I think it has absolutely nothing to do with the afterlife. It seems to be almost wholly concerned with desire and how it is handled - whether in love or selfishness. Lewis repeatedly focuses on the difference between a self-absorbed “love” and true love. If you want to extend his statements past his meaning, that is up to you, but I think he is fencing it with the above statement. Perhaps he should have been more guarded, but then the book would not be as fun. Or powerful. So I argue it should not be stretched beyond its limits. And Lewis was not a professional theologian, nor a scientist. Perhaps we should discuss whether he wrote from the head or the heart? In the prologue to Screwtape he makes some statements about that.
And for Lewis, real desire is the desire for God. Not sex, money, power, personal glory or anything else, examples of which are paraded before the reader in the souls of the damned. And real love is shown in a number of self-sacrificing individuals. Fleshly desire can consume one, and the morality of the story is how we should live now, not what is coming.
Personally, I am all in favor of getting the sanctifying bit done here and not postponing it.
I read it originally as a work of pure fantasy, but it did introduce ideas I hadn’t considered (Purgatory & Hell). I recall reading the Space Trilogy just before this one, I was a big fan of Sci-Fi then.
Re-reading it as an young adult, it was quite good too.
Still can’t remember who he was responding to when he wrote it, did he refer to that in the preface as well? :hmmm: :shrug:
He implies it is Blakes’ Marriage of Heaven and Hell.

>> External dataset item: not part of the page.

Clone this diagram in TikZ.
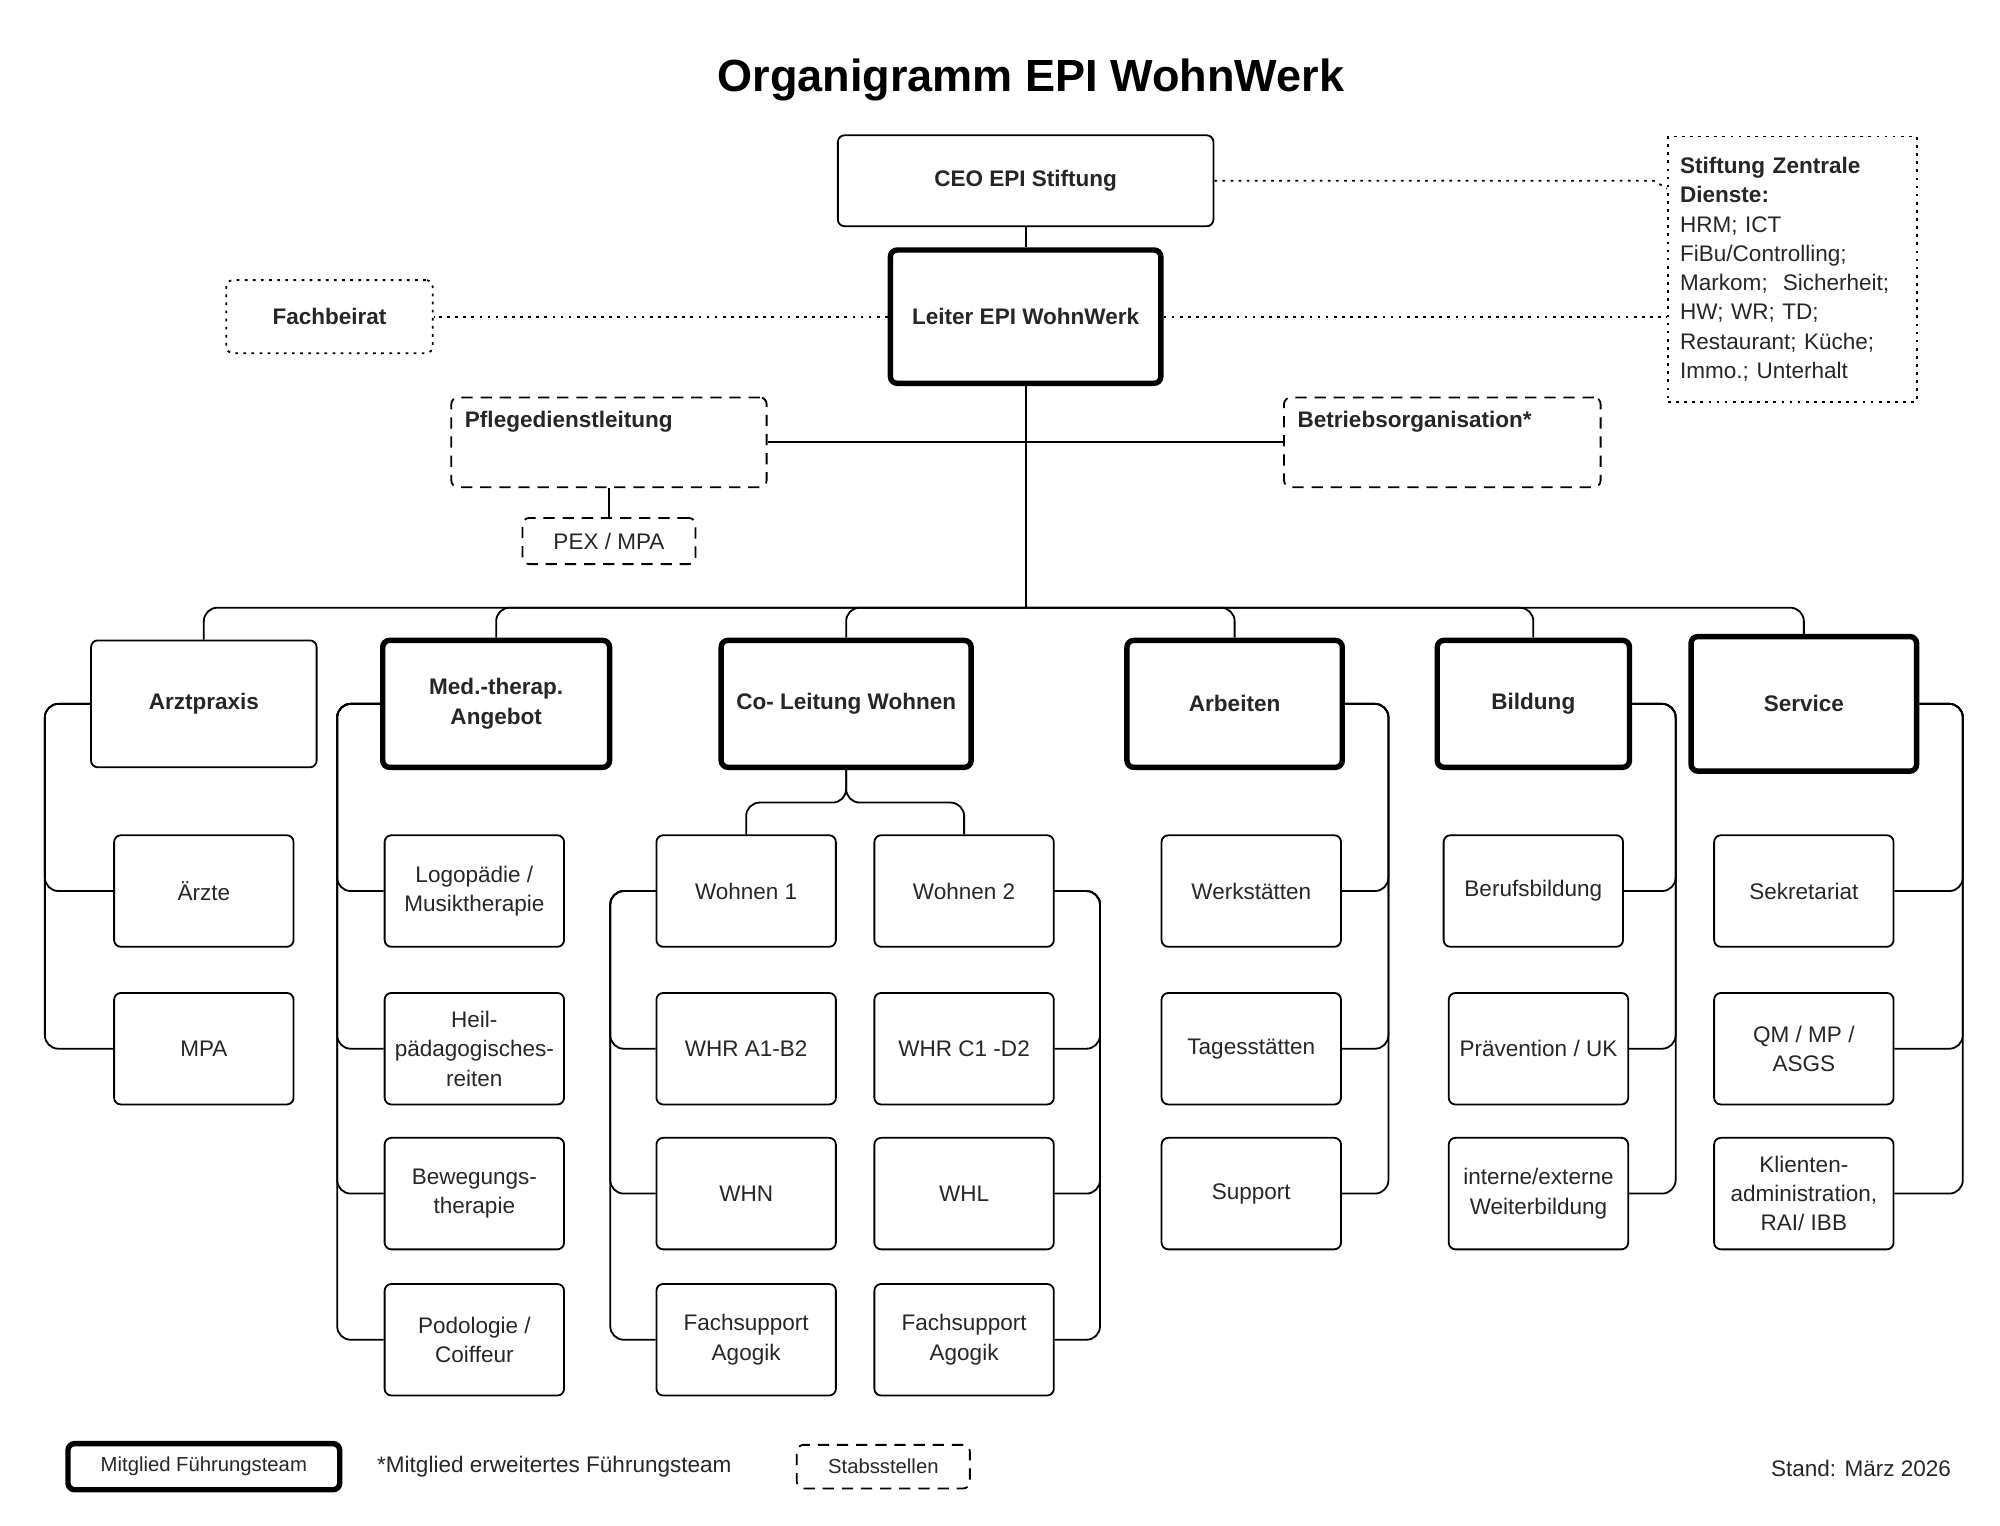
\documentclass[tikz,border=0pt]{standalone}
\usepackage{fontspec}
\setmainfont{Liberation Sans}
\newcommand{\thin}{0.8pt}
\newcommand{\thick}{2.4pt}

\begin{document}
\begin{tikzpicture}[x=0.02cm, y=-0.02cm,
    every node/.style={font=\fontsize{10}{13}\selectfont, text=black!85},
    box/.style={draw, rectangle, rounded corners=3pt, line width=\thin, align=center, inner sep=2pt},
    sub/.style={box, minimum width=2.8cm, minimum height=1.74cm},
    head/.style={box, font=\fontsize{10}{13}\selectfont\bfseries},
    lead/.style={head, line width=\thick},
    staff/.style={box, dash pattern=on 5pt off 3.5pt},
    extern/.style={box, dash pattern=on 1.2pt off 2.4pt, rounded corners=0pt},
    link/.style={line width=\thin, rounded corners=6pt},
    dots/.style={line width=\thin, dash pattern=on 1.2pt off 2.4pt}]
    \useasboundingbox (0,0) rectangle (1560,1190);

    % Title
    \node[font=\fontsize{20}{24}\selectfont\bfseries, text=black] (title) at (804,62) {Organigramm EPI WohnWerk};

    % Top
    \node[head, minimum width=5.86cm, minimum height=1.42cm] (ceo) at (800,141) {CEO EPI Stiftung};
    \node[lead, minimum width=4.22cm, minimum height=2.08cm] (leiter) at (800,247) {Leiter EPI WohnWerk};
    \node[extern, head, minimum width=3.22cm, minimum height=1.14cm] (beirat) at (257,247) {Fachbeirat};
    \node[extern, minimum width=3.88cm, minimum height=4.14cm, text width=3.5cm, align=left] (zentral) at (1398,210)
        {\textbf{Stiftung Zentrale Dienste:}\\HRM; ICT\\FiBu/Controlling;\\Markom;\ \ Sicherheit;\\HW; WR; TD;\\Restaurant; Küche;\\Immo.; Unterhalt};
    \node[staff, minimum width=4.92cm, minimum height=1.4cm,
        label={[anchor=north west, inner sep=0.22cm, font=\fontsize{10}{13}\selectfont\bfseries]north west:Pflegedienstleitung}] (pflege) at (475,345) {};
    \node[staff, minimum width=2.7cm, minimum height=0.72cm] (pex) at (475,422) {PEX / MPA};
    \node[staff, minimum width=4.94cm, minimum height=1.4cm,
        label={[anchor=north west, inner sep=0.22cm, font=\fontsize{10}{13}\selectfont\bfseries]north west:Betriebsorganisation*}] (betrieb) at (1125,345) {};

    \draw[link] (ceo) -- (leiter);
    \draw[dots] (ceo.east) -- (1290,141) -- (zentral.west |- 0,147);
    \draw[dots] (leiter.east) -- (zentral.west |- leiter.east);
    \draw[dots] (leiter.west) -- (beirat.east);
    \coordinate (bus) at (800,474);
    \draw[link] (leiter.south) -- (bus);
    \draw[link] (pflege.east) -- (leiter.south |- pflege.east);
    \draw[link] (betrieb.west) -- (leiter.south |- betrieb.west);
    \draw[link] (pflege.south) -- (pex.north);

    % Bereiche
    \node[head, minimum width=3.52cm, minimum height=1.98cm] (arzt) at (159,549) {Arztpraxis};
    \node[lead, minimum width=3.54cm, minimum height=1.98cm] (med) at (387,549) {Med.-therap.\\Angebot};
    \node[lead, minimum width=3.9cm, minimum height=1.98cm] (colt) at (660,549) {Co- Leitung Wohnen};
    \node[lead, minimum width=3.36cm, minimum height=1.98cm] (arbeit) at (963,549) {Arbeiten};
    \node[lead, minimum width=3.0cm, minimum height=1.98cm] (bildung) at (1196,549) {Bildung};
    \node[lead, minimum width=3.52cm, minimum height=2.1cm] (service) at (1407,549) {Service};
    \foreach \n in {arzt,med,colt,arbeit,bildung,service}
        \draw[link] (bus) -| (\n.north);

    % Arztpraxis
    \node[sub] (aerzte) at (159,695) {Ärzte};
    \node[sub] (arztmpa) at (159,818) {MPA};
    \foreach \n in {aerzte,arztmpa}
        \draw[link] (arzt.west) -- (35,549) |- (\n.west);

    % Med.-therap. Angebot
    \node[sub] (logo) at (370,695) {Logopädie /\\Musiktherapie};
    \node[sub] (heil) at (370,818) {Heil-\\pädagogisches-\\reiten};
    \node[sub] (beweg) at (370,931) {Bewegungs-\\therapie};
    \node[sub] (podo) at (370,1045) {Podologie /\\Coiffeur};
    \foreach \n in {logo,heil,beweg,podo}
        \draw[link] (med.west) -- (263,549) |- (\n.west);

    % Wohnen
    \node[sub] (w1) at (582,695) {Wohnen 1};
    \node[sub] (w2) at (752,695) {Wohnen 2};
    \node[sub] (whra) at (582,818) {WHR A1-B2};
    \node[sub] (whrc) at (752,818) {WHR C1 -D2};
    \node[sub] (whn) at (582,931) {WHN};
    \node[sub] (whl) at (752,931) {WHL};
    \node[sub] (fs1) at (582,1045) {Fachsupport\\Agogik};
    \node[sub] (fs2) at (752,1045) {Fachsupport\\Agogik};
    \draw[link] (colt.south) -- (660,626) -| (w1.north);
    \draw[link] (colt.south) -- (660,626) -| (w2.north);
    \foreach \n in {whra,whn,fs1}
        \draw[link] (w1.west) -- (476,695) |- (\n.west);
    \foreach \n in {whrc,whl,fs2}
        \draw[link] (w2.east) -- (858,695) |- (\n.east);

    % Arbeiten
    \node[sub] (werk) at (976,695) {Werkstätten};
    \node[sub] (tages) at (976,818) {Tagesstätten};
    \node[sub] (supp) at (976,931) {Support};
    \foreach \n in {werk,tages,supp}
        \draw[link] (arbeit.east) -- (1083,549) |- (\n.east);

    % Bildung
    \node[sub] (beruf) at (1196,695) {Berufsbildung};
    \node[sub] (praev) at (1200,818) {Prävention / UK};
    \node[sub] (weiter) at (1200,931) {interne/externe\\Weiterbildung};
    \foreach \n in {beruf,praev,weiter}
        \draw[link] (bildung.east) -- (1307,549) |- (\n.east);

    % Service
    \node[sub] (sekr) at (1407,695) {Sekretariat};
    \node[sub] (qm) at (1407,818) {QM / MP /\\ASGS};
    \node[sub] (klient) at (1407,931) {Klienten-\\administration,\\RAI/ IBB};
    \foreach \n in {sekr,qm,klient}
        \draw[link] (service.east) -- (1531,549) |- (\n.east);

    % Legende
    \node[box, line width=\thick, minimum width=4.24cm, minimum height=0.72cm, font=\fontsize{9}{11}\selectfont] (legft) at (159,1144) {Mitglied Führungsteam};
    \node[anchor=west] (legeft) at (288,1144) {*Mitglied erweitertes Führungsteam};
    \node[staff, minimum width=2.7cm, minimum height=0.68cm, font=\fontsize{9}{11}\selectfont] (legstab) at (689,1144) {Stabsstellen};
    \node[anchor=east] (stand) at (1528,1145) {Stand: März 2026};
\end{tikzpicture}
\end{document}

Why shouldn’t it? TGD is not a text on theology (nor human eschatology).
It really is only tangentially about the human afterlife. That is only the setting. Like Sartre’s No Exit, an imagined afterlife is only a venue for teaching about human beings in life.
Since Lewis, as quoted, stated it was a fantasy, and not a guess or speculation, I consider that a non-issue.
Warren Lewis and Tolkien both mentioned that Lewis was developing GD, influenced by the concept of the refrigerium as found in a number of sources (see Hooper/C.S.LEWIS: A COMPANION & GUIDE, pp. 279-289). Lewis apparently originally came on this in reading Jeremy Taylor, though Hooper says the germ was there earlier.
Well said, IMO. I think the book reads best as a fresh, imaginative look at the possible end results of our desires.
Again, we have to keep in mind this is a fantasy, a dream, not a theological summary. His purpose is to entertain; the spiritual insights are a bonus. His theology (what there is) to me is compatible with Catholicism, and (as far as I know) with evangelicalism and Anglicanism. You have to remember he wasn’t denying the distinctness of purgatory, just using that as a literary starting point. It’s probably the most Catholic story about Purgatory you will ever find, this side of Dante.
I don’t agree with the poster who said Lewis was cerebral, as opposed to the heart. People are moved by different kinds of things, as he himself said. For instance he wrote that while he personally would not be “moved” by an emotional Salvationist presentation, someone else might, and that’s fine. He also wrote of being emotionally moved and spiritually affected, just by reading the logic of certain theological arguments, in his chair with his pen and pipe. I think for him that was a “devotional”. But someone else might not.
I think Lewis’ “cerebral” approach touched the hearts and emotions of many who are not being touched by the bland “have a nice day, you are wonderful” heart to heart theology of our time. Oh would that he was still among us today!